━━━━━ The records

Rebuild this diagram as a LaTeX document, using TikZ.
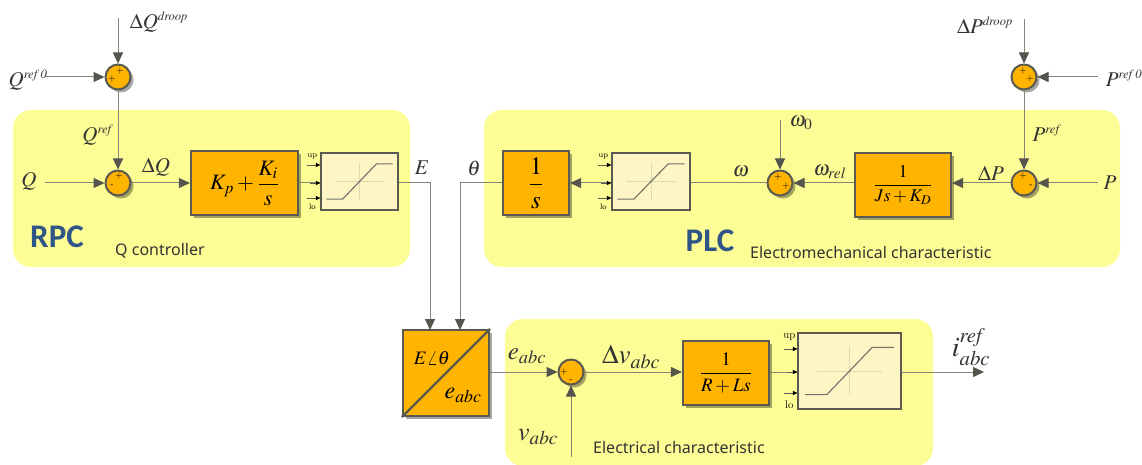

━━━━━━━━━━
━━━━━ The records

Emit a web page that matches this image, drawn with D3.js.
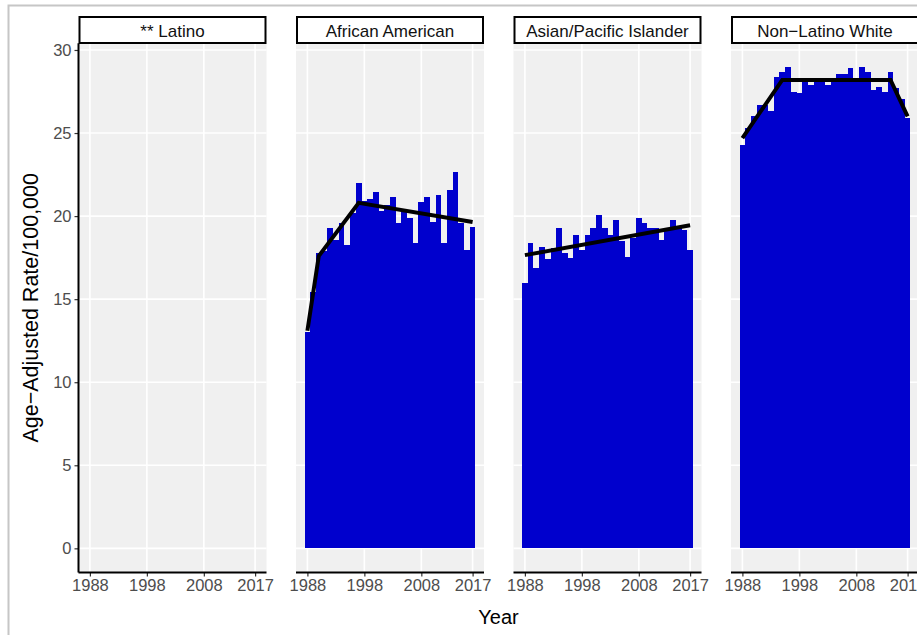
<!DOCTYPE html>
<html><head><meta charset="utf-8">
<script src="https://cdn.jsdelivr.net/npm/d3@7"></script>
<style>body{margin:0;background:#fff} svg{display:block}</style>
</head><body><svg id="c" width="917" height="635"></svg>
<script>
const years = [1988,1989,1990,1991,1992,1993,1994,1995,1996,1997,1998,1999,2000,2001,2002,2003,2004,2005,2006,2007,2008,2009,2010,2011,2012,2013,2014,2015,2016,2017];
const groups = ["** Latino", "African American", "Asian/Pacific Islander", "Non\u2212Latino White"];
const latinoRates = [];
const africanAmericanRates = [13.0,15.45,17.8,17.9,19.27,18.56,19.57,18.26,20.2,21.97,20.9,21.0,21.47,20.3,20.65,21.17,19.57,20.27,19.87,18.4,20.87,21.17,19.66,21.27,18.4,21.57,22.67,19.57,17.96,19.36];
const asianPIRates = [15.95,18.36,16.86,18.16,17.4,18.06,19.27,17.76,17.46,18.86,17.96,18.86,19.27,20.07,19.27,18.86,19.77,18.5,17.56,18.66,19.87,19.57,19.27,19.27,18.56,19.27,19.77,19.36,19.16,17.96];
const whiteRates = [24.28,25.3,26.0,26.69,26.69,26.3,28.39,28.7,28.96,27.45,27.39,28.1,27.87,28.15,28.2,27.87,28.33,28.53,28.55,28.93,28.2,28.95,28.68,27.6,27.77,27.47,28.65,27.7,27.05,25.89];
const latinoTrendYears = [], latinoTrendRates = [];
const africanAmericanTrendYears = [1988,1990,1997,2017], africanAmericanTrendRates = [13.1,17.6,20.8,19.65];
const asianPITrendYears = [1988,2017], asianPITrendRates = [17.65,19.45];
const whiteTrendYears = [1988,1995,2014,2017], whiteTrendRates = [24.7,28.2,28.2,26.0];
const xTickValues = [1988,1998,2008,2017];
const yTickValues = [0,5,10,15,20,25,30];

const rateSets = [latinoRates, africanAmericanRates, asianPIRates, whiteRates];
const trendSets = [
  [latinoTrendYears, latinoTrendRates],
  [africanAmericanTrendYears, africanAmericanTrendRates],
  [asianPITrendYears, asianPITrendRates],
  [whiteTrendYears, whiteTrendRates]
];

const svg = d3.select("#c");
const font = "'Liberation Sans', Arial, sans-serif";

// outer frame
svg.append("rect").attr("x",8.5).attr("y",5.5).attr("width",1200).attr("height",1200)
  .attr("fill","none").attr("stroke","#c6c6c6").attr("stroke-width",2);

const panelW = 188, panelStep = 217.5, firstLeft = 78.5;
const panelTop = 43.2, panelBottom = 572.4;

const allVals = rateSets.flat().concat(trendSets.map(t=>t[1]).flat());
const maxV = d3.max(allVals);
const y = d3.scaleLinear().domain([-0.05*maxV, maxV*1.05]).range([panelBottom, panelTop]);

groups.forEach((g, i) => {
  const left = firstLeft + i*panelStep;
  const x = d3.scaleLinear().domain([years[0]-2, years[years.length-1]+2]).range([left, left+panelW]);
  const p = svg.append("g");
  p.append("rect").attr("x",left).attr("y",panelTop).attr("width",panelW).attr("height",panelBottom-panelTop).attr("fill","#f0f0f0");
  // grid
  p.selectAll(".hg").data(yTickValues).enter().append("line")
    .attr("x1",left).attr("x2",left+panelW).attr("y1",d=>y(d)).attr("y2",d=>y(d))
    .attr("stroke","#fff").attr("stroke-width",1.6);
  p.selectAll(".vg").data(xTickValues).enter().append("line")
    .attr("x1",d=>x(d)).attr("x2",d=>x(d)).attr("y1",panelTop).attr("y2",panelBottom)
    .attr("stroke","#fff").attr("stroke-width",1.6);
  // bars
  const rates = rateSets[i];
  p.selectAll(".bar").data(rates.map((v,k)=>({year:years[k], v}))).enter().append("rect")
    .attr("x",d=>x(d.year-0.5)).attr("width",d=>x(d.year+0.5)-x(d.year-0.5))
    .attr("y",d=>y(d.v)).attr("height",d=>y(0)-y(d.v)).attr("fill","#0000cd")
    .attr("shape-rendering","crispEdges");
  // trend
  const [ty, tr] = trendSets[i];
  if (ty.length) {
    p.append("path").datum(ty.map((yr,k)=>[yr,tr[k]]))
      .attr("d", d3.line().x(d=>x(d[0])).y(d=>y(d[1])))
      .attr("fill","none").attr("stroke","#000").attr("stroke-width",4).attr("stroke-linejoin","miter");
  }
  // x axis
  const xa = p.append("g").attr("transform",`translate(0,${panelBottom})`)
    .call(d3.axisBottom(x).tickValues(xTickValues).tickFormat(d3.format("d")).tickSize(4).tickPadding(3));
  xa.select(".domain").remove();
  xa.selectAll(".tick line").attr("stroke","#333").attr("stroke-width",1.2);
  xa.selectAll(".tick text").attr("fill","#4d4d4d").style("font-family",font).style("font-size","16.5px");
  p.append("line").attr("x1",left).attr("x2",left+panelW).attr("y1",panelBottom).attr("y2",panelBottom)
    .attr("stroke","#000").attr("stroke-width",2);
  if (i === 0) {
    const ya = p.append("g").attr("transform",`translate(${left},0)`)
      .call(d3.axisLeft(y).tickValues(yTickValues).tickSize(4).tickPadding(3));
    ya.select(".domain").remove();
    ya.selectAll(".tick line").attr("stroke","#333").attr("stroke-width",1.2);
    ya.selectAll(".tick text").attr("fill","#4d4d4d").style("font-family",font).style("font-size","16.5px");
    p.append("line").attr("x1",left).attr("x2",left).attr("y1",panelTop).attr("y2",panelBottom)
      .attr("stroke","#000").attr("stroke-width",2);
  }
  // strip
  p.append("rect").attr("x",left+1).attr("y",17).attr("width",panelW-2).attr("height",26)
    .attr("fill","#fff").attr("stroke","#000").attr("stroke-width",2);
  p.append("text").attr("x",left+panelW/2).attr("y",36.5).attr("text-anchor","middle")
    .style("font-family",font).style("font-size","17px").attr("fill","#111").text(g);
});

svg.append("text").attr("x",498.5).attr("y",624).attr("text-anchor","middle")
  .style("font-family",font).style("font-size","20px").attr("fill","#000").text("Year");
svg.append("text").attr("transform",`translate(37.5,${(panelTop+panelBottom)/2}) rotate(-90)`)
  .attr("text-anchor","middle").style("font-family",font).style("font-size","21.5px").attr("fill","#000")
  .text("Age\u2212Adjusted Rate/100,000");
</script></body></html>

━━━━━━━━━━

**Task statement**
Among the entries above, take the lines from the one with "Emit a web page" through the one with "const yTickValues = [0,5,10,15,20,25,30];" and retype them exactly, leaving out the pictures.

**Result below**
Emit a web page that matches this image, drawn with D3.js.
<!DOCTYPE html>
<html><head><meta charset="utf-8">
<script src="https://cdn.jsdelivr.net/npm/d3@7"></script>
<style>body{margin:0;background:#fff} svg{display:block}</style>
</head><body><svg id="c" width="917" height="635"></svg>
<script>
const years = [1988,1989,1990,1991,1992,1993,1994,1995,1996,1997,1998,1999,2000,2001,2002,2003,2004,2005,2006,2007,2008,2009,2010,2011,2012,2013,2014,2015,2016,2017];
const groups = ["** Latino", "African American", "Asian/Pacific Islander", "Non\u2212Latino White"];
const latinoRates = [];
const africanAmericanRates = [13.0,15.45,17.8,17.9,19.27,18.56,19.57,18.26,20.2,21.97,20.9,21.0,21.47,20.3,20.65,21.17,19.57,20.27,19.87,18.4,20.87,21.17,19.66,21.27,18.4,21.57,22.67,19.57,17.96,19.36];
const asianPIRates = [15.95,18.36,16.86,18.16,17.4,18.06,19.27,17.76,17.46,18.86,17.96,18.86,19.27,20.07,19.27,18.86,19.77,18.5,17.56,18.66,19.87,19.57,19.27,19.27,18.56,19.27,19.77,19.36,19.16,17.96];
const whiteRates = [24.28,25.3,26.0,26.69,26.69,26.3,28.39,28.7,28.96,27.45,27.39,28.1,27.87,28.15,28.2,27.87,28.33,28.53,28.55,28.93,28.2,28.95,28.68,27.6,27.77,27.47,28.65,27.7,27.05,25.89];
const latinoTrendYears = [], latinoTrendRates = [];
const africanAmericanTrendYears = [1988,1990,1997,2017], africanAmericanTrendRates = [13.1,17.6,20.8,19.65];
const asianPITrendYears = [1988,2017], asianPITrendRates = [17.65,19.45];
const whiteTrendYears = [1988,1995,2014,2017], whiteTrendRates = [24.7,28.2,28.2,26.0];
const xTickValues = [1988,1998,2008,2017];
const yTickValues = [0,5,10,15,20,25,30];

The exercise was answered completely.